(Charts and diagrams as code)
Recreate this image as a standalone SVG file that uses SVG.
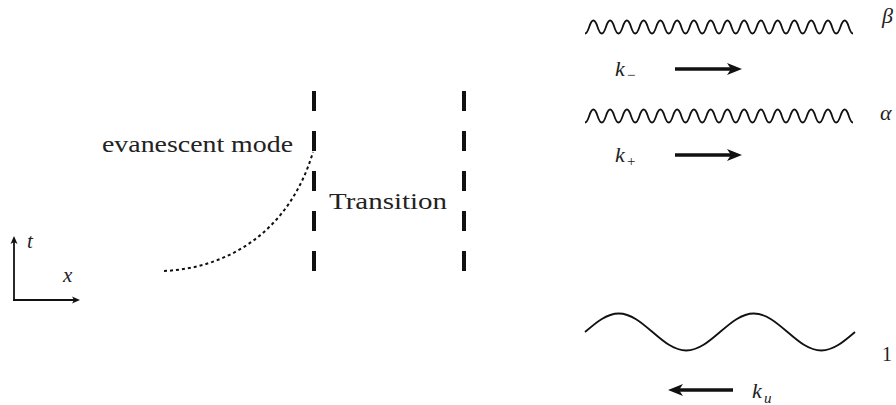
<svg xmlns="http://www.w3.org/2000/svg" xmlns:xlink="http://www.w3.org/1999/xlink" width="896" height="405" viewBox="0 0 896 405">
<style>
.wave{fill:none;stroke:#111;stroke-width:1.8;}
.karrow{stroke:#111;stroke-width:3.6;fill:none;}
.axis{stroke:#111;stroke-width:1.8;fill:none;}
.barrier{stroke:#111;stroke-width:4;stroke-dasharray:20 20;fill:none;}
.dotted{stroke:#111;stroke-width:2;stroke-dasharray:3 3;fill:none;}
text{fill:#222;font-family:"Liberation Serif","DejaVu Serif",serif;}
.it{font-style:italic;}
</style>
<defs>
<marker id="ah" viewBox="-5 -7 18 14" refX="0" refY="0" markerWidth="18" markerHeight="14" markerUnits="userSpaceOnUse" orient="auto">
<path d="M11,0 L-4,-6 L0,0 L-4,6 Z" fill="#111"/>
</marker>
<marker id="ahs" viewBox="-3 -5 10 10" refX="0" refY="0" markerWidth="10" markerHeight="10" markerUnits="userSpaceOnUse" orient="auto">
<path d="M6,0 L-2,-3.5 L0,0 L-2,3.5 Z" fill="#111"/>
</marker>
<path id="fastwave" class="wave" d="M585,6.5 Q587.09,6.5 589.19,0 Q593.38,-13 597.56,0 T605.94,0 T614.31,0 T622.69,0 T631.06,0 T639.44,0 T647.81,0 T656.19,0 T664.56,0 T672.94,0 T681.31,0 T689.69,0 T698.06,0 T706.44,0 T714.81,0 T723.19,0 T731.56,0 T739.94,0 T748.31,0 T756.69,0 T765.06,0 T773.44,0 T781.81,0 T790.19,0 T798.56,0 T806.94,0 T815.31,0 T823.69,0 T832.06,0 T840.44,0 T848.81,0 Q850.91,6.5 853,6.5"/>
</defs>

<g id="axes">
<line class="axis" x1="14" y1="301" x2="14" y2="242" marker-end="url(#ahs)"/>
<line class="axis" x1="13" y1="300" x2="74" y2="300" marker-end="url(#ahs)"/>
<text class="it" x="27" y="248" font-size="21">t</text>
<text class="it" x="63" y="282" font-size="21">x</text>
</g>

<g id="evanescent">
<text x="102" y="152" font-size="23" textLength="191" lengthAdjust="spacingAndGlyphs">evanescent mode</text>
</g>

<g id="transition">
<line class="barrier" x1="314" y1="91" x2="314" y2="271"/>
<line class="barrier" x1="464" y1="91" x2="464" y2="271"/>
<text x="329" y="209" font-size="24" textLength="118" lengthAdjust="spacingAndGlyphs">Transition</text>
</g>

<g id="mode-beta">
<use xlink:href="#fastwave" transform="translate(0,27)"/>
<text class="it" x="882" y="23" font-size="22">β</text>
<text class="it" x="615" y="76" font-size="22">k</text>
<text x="627" y="80" font-size="15">−</text>
</g>

<g id="mode-alpha">
<use xlink:href="#fastwave" transform="translate(0,116)"/>
<text class="it" x="880" y="120" font-size="22">α</text>
<text class="it" x="615" y="162" font-size="22">k</text>
<text x="627" y="166" font-size="15">+</text>
</g>

<g id="mode-one">
<path class="wave" d="M585,332 C596.01,322.52 606.54,313.5 618.75,313.5 S641.49,322.52 652.5,332 S674.04,350.5 686.25,350.5 S708.99,341.48 720,332 S741.54,313.5 753.75,313.5 S776.49,322.52 787.5,332 S809.04,350.5 821.25,350.5 S843.99,341.48 855,332"/>
<text x="882" y="361" font-size="20">1</text>
<text class="it" x="752" y="398" font-size="22">k</text>
<text class="it" x="764" y="403" font-size="15">u</text>
</g>

<g id="connectors">
<path class="dotted" d="M164,271 C230,268 290,230 313,152"/>
<line class="karrow" x1="675" y1="69" x2="731" y2="69" marker-end="url(#ah)"/>
<line class="karrow" x1="675" y1="155" x2="731" y2="155" marker-end="url(#ah)"/>
<line class="karrow" x1="733" y1="390" x2="679" y2="390" marker-end="url(#ah)"/>
</g>
</svg>
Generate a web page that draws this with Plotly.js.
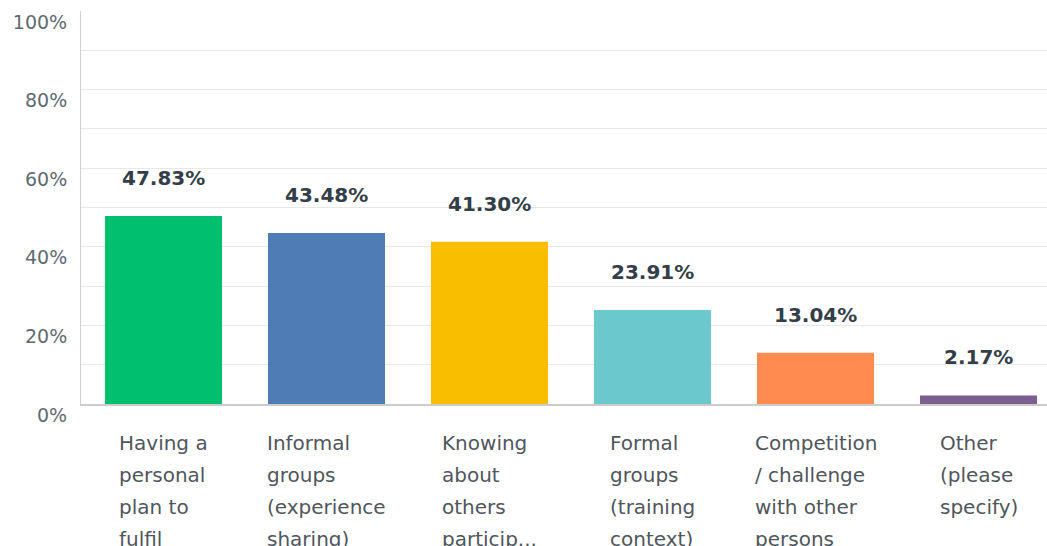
<!DOCTYPE html>
<html>
<head>
<meta charset="utf-8">
<script src="https://cdn.plot.ly/plotly-3.0.1.min.js"></script>
<style>html,body{margin:0;padding:0;background:#fff;}#chart{width:1047px;height:546px;}</style>
</head>
<body>
<div id="chart"></div>
<script>
const categories = [
  "Having a personal plan to fulfil",
  "Informal groups (experience sharing)",
  "Knowing about others particip...",
  "Formal groups (training context)",
  "Competition / challenge with other persons",
  "Other (please specify)"
];
const categoryLines = [
  ["Having a", "personal", "plan to", "fulfil"],
  ["Informal", "groups", "(experience", "sharing)"],
  ["Knowing", "about", "others", "particip..."],
  ["Formal", "groups", "(training", "context)"],
  ["Competition", "/ challenge", "with other", "persons"],
  ["Other", "(please", "specify)"]
];
const values = [47.83, 43.48, 41.30, 23.91, 13.04, 2.17];
const colors = ["#00BF6F", "#507CB6", "#F9BE00", "#6BC8CD", "#FF8B4F", "#7D5E90"];

const trace = {
  type: "bar",
  x: categories,
  y: values,
  marker: {color: colors},
  hoverinfo: "none"
};

const annotations = [];
values.forEach((v, i) => {
  annotations.push({
    x: categories[i], y: v, xref: "x", yref: "y",
    text: v.toFixed(2) + "%",
    showarrow: false, xanchor: "center", yanchor: "middle", yshift: 38,
    font: {family: "DejaVu Sans", size: 20, color: "#333E48", weight: "bold"}
  });
  annotations.push({
    x: categories[i], y: 0, xref: "x", yref: "paper",
    text: categoryLines[i].map(s => '<span style="font-size:20px">' + s + '</span>').join("<br>"),
    showarrow: false, xanchor: "center", yanchor: "top", yshift: -25, align: "left",
    font: {family: "DejaVu Sans", size: 24.6, color: "#4F565C"}
  });
});

const layout = {
  width: 1047, height: 546,
  margin: {l: 81, r: 0, t: 11, b: 142, pad: 0},
  paper_bgcolor: "#ffffff", plot_bgcolor: "#ffffff",
  showlegend: false,
  bargap: 0.282,
  xaxis: {
    type: "category",
    range: [-0.506, 5.42],
    showticklabels: false,
    showgrid: false,
    showline: true, linecolor: "#cccccc", linewidth: 2,
    zeroline: false, fixedrange: true
  },
  yaxis: {
    range: [0, 100],
    dtick: 20, tick0: 0,
    ticksuffix: "%",
    showline: true, linecolor: "#d0d0d0", linewidth: 1,
    gridcolor: "#e8e8e8", gridwidth: 1,
    minor: {dtick: 10, showgrid: true, gridcolor: "#e8e8e8", gridwidth: 1},
    zeroline: false,
    ticklabelshift: 11,
    ticklabelstandoff: 9,
    tickfont: {family: "DejaVu Sans", size: 19, color: "#5F6A72"},
    fixedrange: true
  },
  annotations: annotations
};

Plotly.newPlot("chart", [trace], layout, {displayModeBar: false, staticPlot: true});
</script>
</body>
</html>
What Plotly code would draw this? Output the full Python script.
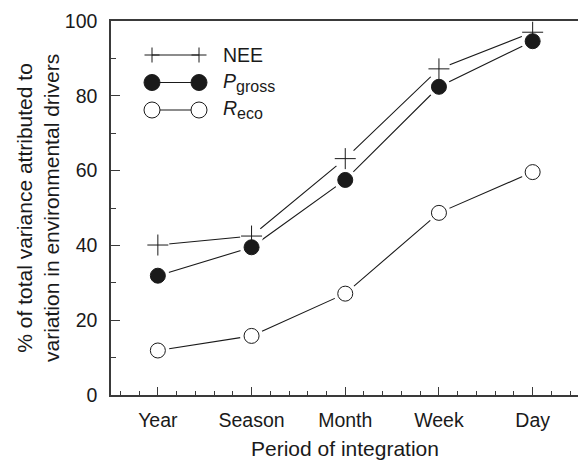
import plotly.graph_objects as go

periods = ["Year", "Season", "Month", "Week", "Day"]
nee = [40.1, 42.5, 63.2, 87.2, 97.0]
pgross = [31.9, 39.5, 57.5, 82.4, 94.6]
reco = [11.9, 15.8, 27.1, 48.7, 59.6]
yticks = [0, 20, 40, 60, 80, 100]

xpos = list(range(len(periods)))
INK = "#1a1a1a"
AX = "#3a3a3a"
FONT = "Liberation Sans, Arial, sans-serif"

fig = go.Figure()

series = [
    ("NEE", nee, dict(symbol="cross-thin-open", size=15, color=INK, line=dict(color=INK, width=1.0))),
    ("P", pgross, dict(symbol="circle", size=15, color=INK, line=dict(color=INK, width=1))),
    ("R", reco, dict(symbol="circle", size=15, color="white", line=dict(color=INK, width=1))),
]

# lines
for name, ys, mk in series:
    fig.add_trace(go.Scatter(x=xpos, y=ys, mode="lines", line=dict(color=INK, width=1.1),
                             showlegend=False, hoverinfo="skip"))
# white halos to create gaps around markers
for name, ys, mk in series:
    fig.add_trace(go.Scatter(x=xpos, y=ys, mode="markers",
                             marker=dict(symbol="circle", size=23, color="white", line=dict(width=0)),
                             showlegend=False, hoverinfo="skip"))
# markers
for name, ys, mk in series:
    fig.add_trace(go.Scatter(x=xpos, y=ys, mode="markers", marker=mk, showlegend=False, name=name))

# custom legend (layout decoration in paper coordinates)
L = 111.0
W = 467.0
B = 395.0
H = 374.0
def px(xp):
    return (xp - L) / W
def py(yp):
    return (B - yp) / H

rows = [(55, "NEE", "plus"),
        (82.5, "<i>P</i><sub><span style=\"font-size:16px\">gross</span></sub>", "filled"),
        (110, "<i>R</i><sub><span style=\"font-size:16px\">eco</span></sub>", "open")]
xa, xb = px(152), px(199)
shapes = []
annotations = []
for yrow, label, kind in rows:
    yr = py(yrow)
    shapes.append(dict(type="line", xref="paper", yref="paper", x0=xa, x1=xb, y0=yr, y1=yr,
                       line=dict(color=INK, width=1.1)))
    if kind == "plus":
        for xc in (xa, xb):
            shapes.append(dict(type="line", xref="paper", yref="paper", xsizemode="pixel", ysizemode="pixel",
                               xanchor=xc, yanchor=yr, x0=-7.5, x1=7.5, y0=0, y1=0, line=dict(color=INK, width=1.0)))
            shapes.append(dict(type="line", xref="paper", yref="paper", xsizemode="pixel", ysizemode="pixel",
                               xanchor=xc, yanchor=yr, x0=0, x1=0, y0=-7.5, y1=7.5, line=dict(color=INK, width=1.0)))
    else:
        fill = INK if kind == "filled" else "white"
        for xc in (xa, xb):
            shapes.append(dict(type="circle", xref="paper", yref="paper", xsizemode="pixel", ysizemode="pixel",
                               xanchor=xc, yanchor=yr, x0=-8, x1=8, y0=-8, y1=8,
                               fillcolor=fill, line=dict(color=INK, width=1)))
    annotations.append(dict(text=label, xref="paper", yref="paper", x=px(221), y=yr, xanchor="left",
                            yanchor="middle", showarrow=False, font=dict(size=19.5, color=INK, family=FONT)))

annotations.append(dict(text="% of total variance attributed to<br>variation in environmental drivers",
                        xref="paper", yref="paper", x=0, y=0.5, xanchor="center", yanchor="middle",
                        xshift=-73, textangle=-90, showarrow=False,
                        font=dict(size=21, color=INK, family=FONT)))
annotations.append(dict(text="Period of integration", xref="paper", yref="paper", x=0.5, y=0,
                        xanchor="center", yanchor="middle", xshift=0, yshift=-53, showarrow=False,
                        font=dict(size=21, color=INK, family=FONT)))

fig.update_layout(
    width=578, height=462,
    margin=dict(l=111, r=0, t=21, b=67),
    paper_bgcolor="white", plot_bgcolor="white",
    font=dict(family=FONT, size=19.5, color=INK),
    shapes=shapes, annotations=annotations,
    showlegend=False,
)
fig.update_xaxes(
    range=[-0.5, 4.484], tickmode="array", tickvals=xpos, ticktext=periods,
    showgrid=False, zeroline=False, showline=True, linecolor=AX, linewidth=1.5, mirror=True,
    ticks="inside", ticklen=8, tickwidth=1.2, tickcolor=AX, ticklabelstandoff=7,
    minor=dict(ticks="inside", ticklen=4, tickwidth=1.2, tickcolor=AX, tick0=0, dtick=0.2, showgrid=False),
    tickfont=dict(size=19.5, color=INK, family=FONT),
)
fig.update_yaxes(
    range=[0, 100], tickmode="array", tickvals=yticks,
    showgrid=False, zeroline=False, showline=True, linecolor=AX, linewidth=1.5,
    ticks="inside", ticklen=9, tickwidth=1.2, tickcolor=AX, ticklabelstandoff=8,
    minor=dict(ticks="inside", ticklen=5, tickwidth=1.2, tickcolor=AX, tick0=10, dtick=20, showgrid=False),
    tickfont=dict(size=19.5, color=INK, family=FONT),
)

fig.write_html("out.html")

| Work to do |
Leave the pictures out, then copy word for word only the lines from the one containing "What Plotly code" through the one containing "yticks = [0, 20, 40, 60, 80, 100]", both included.

| Task solution |
What Plotly code would draw this? Output the full Python script.
import plotly.graph_objects as go

periods = ["Year", "Season", "Month", "Week", "Day"]
nee = [40.1, 42.5, 63.2, 87.2, 97.0]
pgross = [31.9, 39.5, 57.5, 82.4, 94.6]
reco = [11.9, 15.8, 27.1, 48.7, 59.6]
yticks = [0, 20, 40, 60, 80, 100]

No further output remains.